Но если можно записать от первого лица мысли человека, которого ведут на казнь, то можно ведь пойти и дальше и записать «мысли» мертвецов, в чем тогда не будет никакой мистики. И вот в «Бобке» Достоевский отправляет на кладбище третьеразрядного литератора-алкоголика. Здесь фантастика — фельетонный ход, давший писателю возможность очередного осуждения нравственного разврата, в который, по его мнению, повержены все слои городского общества. «Заголимся и обнажимся!» — скандирует не в меру бойкий покойничек. «Я ужасно, ужасно хочу обнажиться».
«Да поскорей же, поскорей! А когда же мы начнем ничего не стыдиться?» В «Сне смешного человека» (1877 г.), хотя и лишенного подзаголовка ’«фантастический», мы находим еще одну маленькую утопию, на этот раз бесспорно реакционную. «Смешной человек» убедил себя в том, что в жизни всем все равно, а потому и порешил выстрелить в себя из револьвера.
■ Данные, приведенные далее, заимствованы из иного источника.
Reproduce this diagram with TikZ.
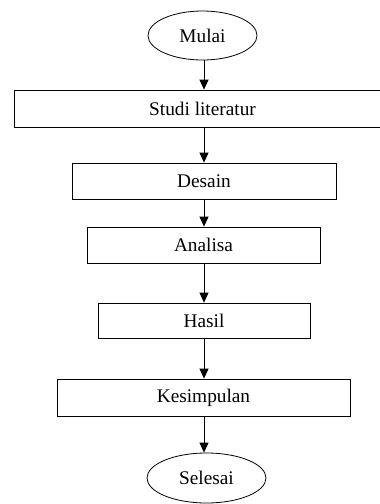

Герой рассказа и совершает самоубийство, но во сне. Во сне же он был унесен через темные и неведомые пространства к такому же солнцу и к такой же земле, но земле прекрасной, и прежде всего Своими людьми. «Это была земля, не оскверненная грехопадением, на ней жили люди несогрешившие, жили в таком же раю, в каком жили, по преданиям всего человечества, и наши согрешившие прародители, с тою только разницей, что вся земля здесь была повсюду одним и тем же раем». Итак, еще один золотой патриархальный век. И вот этот-то рай наш герой из ненавистного Достоевскому цивилизованного мира разложил, развратил. Он бросил в невинные души семена лжи и сомнения, родившие сладострастие, жестокость, ревность, рабство. Вспыхнули войны, возникли союзы, но «уже друг против друга», образовалось понятие о чести, и в каждом союзе поднялось свое знамя. И тогда появилась наука, которая стала объяснять людям, как и где искать истину, появились законы, которые еще больше ожесточили всех. И все эти беды, по мнению автора, произошли потому, что люди стали любить себя больше, чем ближних.